What then should be done to maximize chances that the Nonproliferation Treaty will endure, that the center will hold?

First, false deals that prolong dictatorial regimes while failing to solve the proliferation problem should be rejected. The classic example of this pitfall is North Korea, which pursued a stated policy of “freeze for rewards,” but simply reaped economic and political benefits while cheating on its commitments. We are likely watching (and so is Tehran) another example of this in Syria, where the deal on chemical weapons substantially strengthened the Assad regime, despite doing little so far to remove nerve agents.
In the case of Iran, the IAEA must be permitted to investigate fully the “possible military dimensions” of the Iranian nuclear program and to root them out, before any final deal is struck. Similarly, Tehran must commit to end its illicit procurement efforts. These are bare minimum conditions for a verifiable agreement; other measures will also be required. If a verifiable agreement cannot be achieved, it is better that Iran visibly suffer permanent economic and political consequences, as an example to other states that might contemplate proliferation, than to be seen as eluding sanctions while maintaining a nuclear weapons capability.
Second, do not undermine extended deterrence. The policy and the capabilities that underlie it have been a bulwark against nuclear proliferation and will serve that function in the future. U.S. decisions regarding future nuclear doctrine, maintaining scientific and technical capabilities, weapons life extension programs, and stockpile size should all take into account the need to sustain extended deterrence.

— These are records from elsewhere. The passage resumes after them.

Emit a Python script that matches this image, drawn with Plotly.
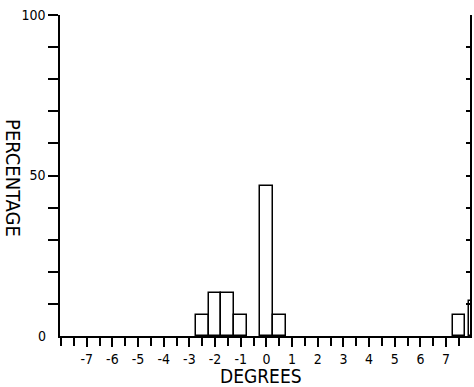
import plotly.graph_objects as go

# Data
bin_centers = [-2.5, -2.0, -1.5, -1.0, 0.0, 0.5, 7.5]
percentages = [6.67, 13.33, 13.33, 6.67, 46.67, 6.67, 6.67]
edge_bar_x = [8.0]
edge_bar_y = [11.0]
x_tick_vals = [-7, -6, -5, -4, -3, -2, -1, 0, 1, 2, 3, 4, 5, 6, 7]
x_tick_text = ["-7", "-6", "-5", "-4", "-3", "-2", "-1", "0", "1", "2", "3", "4", "5", "6", "7"]
y_tick_vals = [10, 20, 30, 40, 50, 60, 70, 80, 90, 100]
y_tick_text = ["", "", "", "", "50", "", "", "", "", "100"]

FONT = "DejaVu Sans Condensed, DejaVu Sans, sans-serif"

fig = go.Figure()
fig.add_trace(go.Bar(
    x=bin_centers, y=percentages, width=0.5,
    marker=dict(color="white", line=dict(color="black", width=1.5)),
    showlegend=False, hoverinfo="skip",
))
fig.add_trace(go.Bar(
    x=edge_bar_x, y=edge_bar_y, width=0.25, yaxis="y2",
    marker=dict(color="white", line=dict(color="black", width=1.5)),
    showlegend=False, hoverinfo="skip",
))

fig.update_layout(
    width=474, height=387,
    margin=dict(l=60, r=3.5, t=15, b=51, autoexpand=False),
    paper_bgcolor="white", plot_bgcolor="white",
    font=dict(family=FONT, color="black", size=14),
    barmode="overlay", bargap=0,
    xaxis=dict(
        range=[-8.04, 7.93], showgrid=False, zeroline=False, automargin=False,
        showline=True, linecolor="black", linewidth=1.5,
        tickmode="array", tickvals=x_tick_vals, ticktext=x_tick_text,
        ticks="outside", ticklen=9, tickwidth=1.5, tickcolor="black",
        tickfont=dict(size=14, family=FONT), ticklabeloverflow="allow",
        minor=dict(dtick=0.5, tick0=-7.5, ticks="outside", ticklen=8,
                   tickwidth=1.5, tickcolor="black", showgrid=False),
    ),
    yaxis=dict(
        range=[0, 100], showgrid=False, zeroline=False, automargin=False,
        showline=True, linecolor="black", linewidth=1.5,
        tickmode="array", tickvals=y_tick_vals, ticktext=y_tick_text,
        ticks="outside", ticklen=10, tickwidth=1.5, tickcolor="black",
        tickfont=dict(size=14, family=FONT), ticklabeloverflow="allow",
    ),
    yaxis2=dict(
        range=[0, 100], overlaying="y", side="right", anchor="x",
        showgrid=False, zeroline=False, automargin=False,
        showline=True, linecolor="black", linewidth=1.5,
        tickmode="array", tickvals=y_tick_vals, showticklabels=False,
        ticks="inside", ticklen=4, tickwidth=1.5, tickcolor="black",
    ),
    annotations=[
        dict(text="0", xref="paper", yref="y", x=0, y=0, xanchor="right",
             yanchor="middle", xshift=-12, showarrow=False,
             font=dict(size=14, family=FONT)),
        dict(text="PERCENTAGE", xref="paper", yref="paper", x=0, y=0.492,
             xanchor="center", yanchor="middle",
             xshift=-47, textangle=90, showarrow=False,
             font=dict(size=20, family=FONT)),
        dict(text="DEGREES", xref="paper", yref="paper", x=0.49, y=0,
             xanchor="center", yanchor="middle",
             yshift=-40, showarrow=False,
             font=dict(size=19, family=FONT)),
    ],
)

# remove the default 8px page margin so the figure sits at the window corner
fig.write_html("out.html",
               config={"displayModeBar": False},
               post_script="document.body.style.margin='0';document.body.style.overflow='hidden';")
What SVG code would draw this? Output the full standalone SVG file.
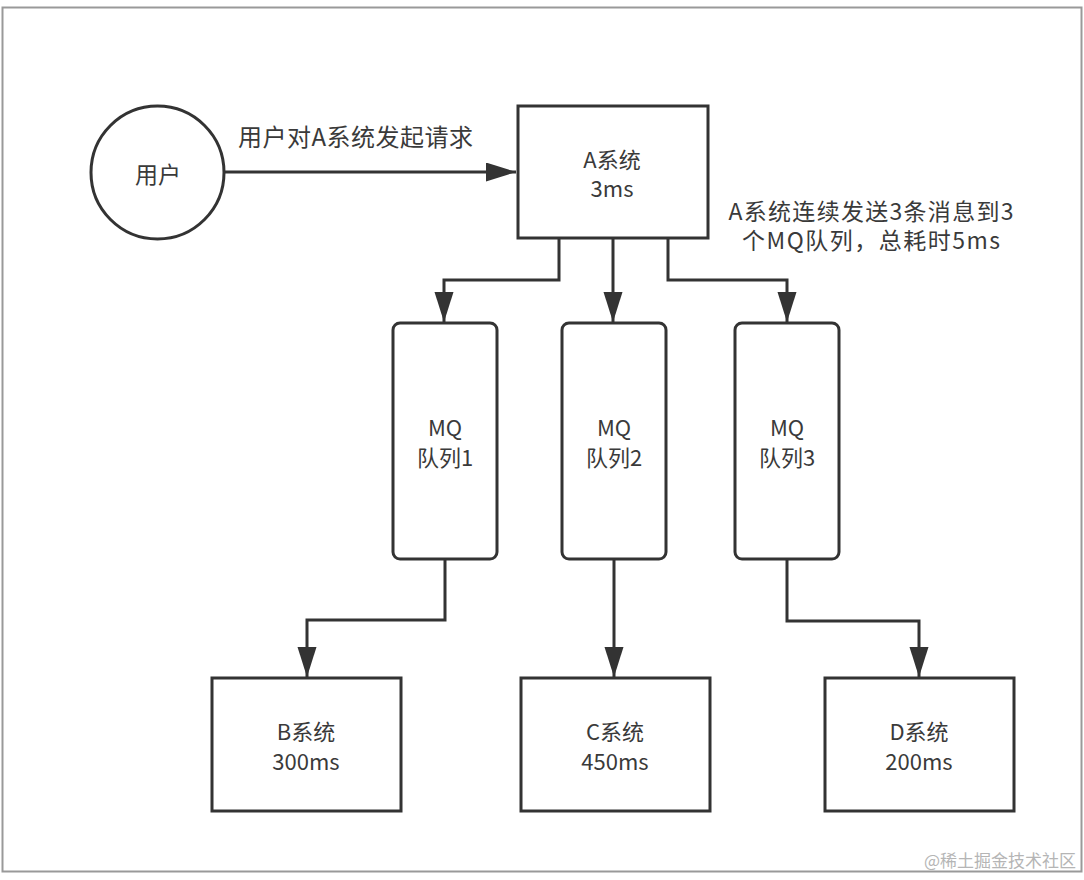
<svg xmlns="http://www.w3.org/2000/svg" width="1084" height="880" viewBox="0 0 1084 880">
<style>
.n{fill:#fff;stroke:#333;stroke-width:3}
.c{fill:none;stroke:#333;stroke-width:3}
text{font-family:"Noto Sans CJK SC","Liberation Sans",sans-serif;fill:#3a3a3a;font-size:22px}
.m{text-anchor:middle}
.lbl{font-size:24px}
.note{font-size:23px}
.wm{font-size:17px;fill:#b5b5b5;text-anchor:end}
</style>
<defs>
<marker id="ah" markerUnits="userSpaceOnUse" markerWidth="30" markerHeight="20" refX="30" refY="9.5" orient="auto">
<path d="M0,0 L30,9.5 L0,19 z" fill="#333"/>
</marker>
</defs>
<rect x="2.5" y="7.5" width="1079" height="864" fill="#fff" stroke="#999" stroke-width="2"/>
<g id="connectors">
<path class="c" d="M225,172 H516" marker-end="url(#ah)"/>
<path class="c" d="M559,238 V280 H444 V322" marker-end="url(#ah)"/>
<path class="c" d="M613,238 V322" marker-end="url(#ah)"/>
<path class="c" d="M668,238 V280 H787 V322" marker-end="url(#ah)"/>
<path class="c" d="M445,559 V620 H307 V677" marker-end="url(#ah)"/>
<path class="c" d="M614,559 V677" marker-end="url(#ah)"/>
<path class="c" d="M787,559 V621 H919 V677" marker-end="url(#ah)"/>
<text class="lbl" x="238" y="146" textLength="235" lengthAdjust="spacing">用户对A系统发起请求</text>
<text class="m note" x="871" y="220" textLength="285" lengthAdjust="spacing">A系统连续发送3条消息到3</text>
<text class="m note" x="871" y="249" textLength="258" lengthAdjust="spacing">个MQ队列，总耗时5ms</text>
</g>
<g id="user">
<circle class="n" cx="157.5" cy="172.5" r="66.5"/>
<text class="m note" x="158" y="183">用户</text>
</g>
<g id="sysA">
<rect class="n" x="518" y="106" width="190" height="132"/>
<text class="m" x="612" y="168">A系统</text>
<text class="m" x="612" y="197">3ms</text>
</g>
<g id="mq1">
<rect class="n" x="393" y="323" width="104" height="236" rx="7"/>
<text class="m" x="445" y="436">MQ</text>
<text class="m" x="445" y="466">队列1</text>
</g>
<g id="mq2">
<rect class="n" x="562" y="323" width="104" height="236" rx="7"/>
<text class="m" x="614" y="436">MQ</text>
<text class="m" x="614" y="466">队列2</text>
</g>
<g id="mq3">
<rect class="n" x="735" y="323" width="104" height="236" rx="7"/>
<text class="m" x="787" y="436">MQ</text>
<text class="m" x="787" y="466">队列3</text>
</g>
<g id="sysB">
<rect class="n" x="212" y="678" width="189" height="133"/>
<text class="m" x="306" y="740">B系统</text>
<text class="m" x="306" y="770">300ms</text>
</g>
<g id="sysC">
<rect class="n" x="521" y="678" width="189" height="133"/>
<text class="m" x="615" y="740">C系统</text>
<text class="m" x="615" y="770">450ms</text>
</g>
<g id="sysD">
<rect class="n" x="825" y="678" width="189" height="133"/>
<text class="m" x="919" y="740">D系统</text>
<text class="m" x="919" y="770">200ms</text>
</g>
<text class="wm" x="1076" y="867">@稀土掘金技术社区</text>
</svg>
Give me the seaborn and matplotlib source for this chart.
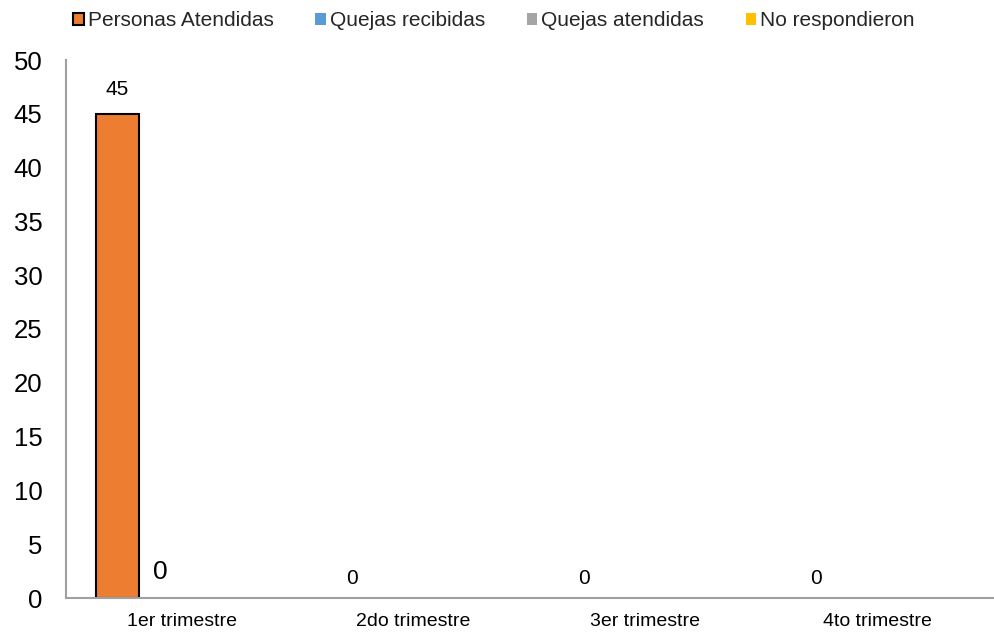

Third, improved nuclear security must remain a top priority. President Obama held the first Nuclear Security Summit in 2010, to highlight this pressing issue, and another will be held in the Hague next month. Much good work has been done, but the job is not over. Continuing seizures of fissile material—plutonium and highly enriched uranium—outside of authorized control, including cases in 2003, 2006, 2010, and 2011 are clear evidence of nuclear security breakdowns. Combined with significant security incidents in South Africa in 2007 and Oak Ridge, Tennessee in 2012, the seizures show systemic failures that must be corrected.
Despite repeated challenges, the Nonproliferation Treaty has been remarkably successful. To maintain it, and to avoid the nuclear anarchy that would attend its demise, the best must maintain their convictions and the worst must be convinced that pursuing proliferation will not advantage them over the long term. If we remember history and apply sensible policies, the center can hold.

William Tobey is a senior fellow at the Harvard Kennedy School’s Belfer Center for Science and International Affairs. He served on the U.S. National Security Council Staff in three administrations.